- Born: 29 March 1751 Kirstead, Norfolk, England
- Died: 17 March 1826 (aged 74) Bath, Somerset, England
- Occupation: Antiquarian

= Thomas Leman =

English antiquarian

Thomas Leman (29 March 1751 – 17 March 1826) was an English antiquarian.

==Biography==
Leman was born at Kirstead, Norfolk, on 29 March 1751, was the son of the Rev. John Leman, of Wenhaston Hall, Suffolk, by Anne, daughter of Clement Reynolds of Cambridge. He entered Emmanuel College, Cambridge, as a pensioner, on 15 September 1770, was afterwards fellow commoner, and graduated B.A. in 1774. He was chosen fellow of Clare Hall, took holy orders, proceeded M.A. in 1778, and was readmitted to Emmanuel on 9 November 1783 as a Dixie (bye) fellow.

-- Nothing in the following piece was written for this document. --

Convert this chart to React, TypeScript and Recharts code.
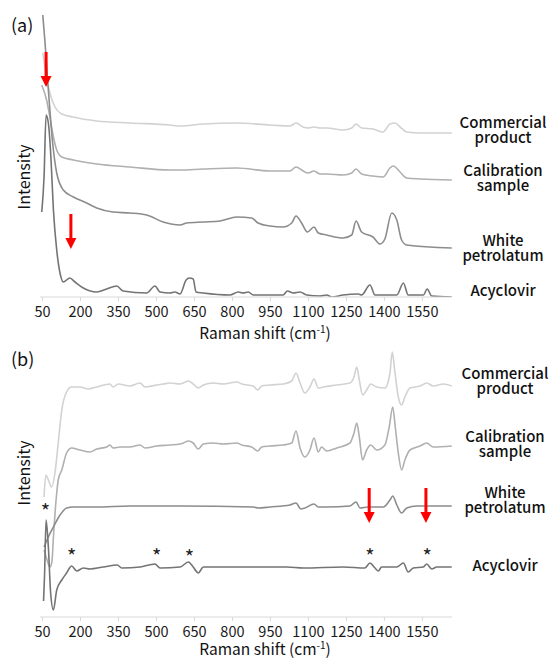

At Emmanuel, he formed a lasting friendship with William Bennet, afterwards bishop of Cloyne. Bennet conferred on him the chancellorship of Cloyne in May 1796, which he was compelled to resign in 1802, on account of non-residence. In 1788 he was elected F.S.A. With Bennet, he visited every Roman and British road and station in Great Britain, and liberally communicated his observations to county historians. To John Nichols, he presented an essay 'On the Roman Roads and Stations in Leicestershire'; for Robert Clutterbuck he wrote a memoir concerning 'the primæval inhabitants in Hertfordshire, and the roads and earthworks which formerly existed in it, whether of British or Roman origin'; to Robert Surtees he sent some observations on the Roman and British state of Durham, accompanied by plans of roads and stations; for Sir R. C. Hoare he constructed some maps for his edition of Giraldus's 'Itinerary of Archbishop Baldwin through Wales;' and to Elizabeth Ogborne he communicated the 'slight sketch of the Antiquities of Essex' which is prefixed to her 'History of Essex' (pp. i–iv). He likewise furnished much information concerning British and Roman antiquities to Lysons's 'Magna Britannia,' and J. N. Brewer's 'Introduction to the Beauties of England and Wales.' Along with Archdeacon Coxe, he assisted Sir R. C. Hoare in planning the 'History of Ancient Wiltshire.' He believed firmly in the genuineness of the 'Itinerary' of Richard of Cirencester, [and see Bertram, Charles], and the edition of that modern forgery published in 1809, with a translation and commentary, was chiefly prepared by him.

Leman died at Bath on 17 March 1826, and was buried at Walcot. He married, first, on 4 Jan. 1796, Frances (d. 1818), daughter and heiress of William Nind, barrister, and widow of Colonel Alexander Champion of Bath; and secondly, in January 1819, Frances, daughter of Sir Robert Deane, bart., and widow of Colonel John Hodges, who survived him, but he had no children by either.

He was a founder and original trustee of the Bath Institution, and left to it thirteen folio volumes of genealogical collections arranged in counties, together with some valuable antiquarian books annotated by himself. Two volumes of Wiltshire pedigrees and a volume of notes on Roman and British roads and stations were bequeathed by him to Sir R. C. Hoare.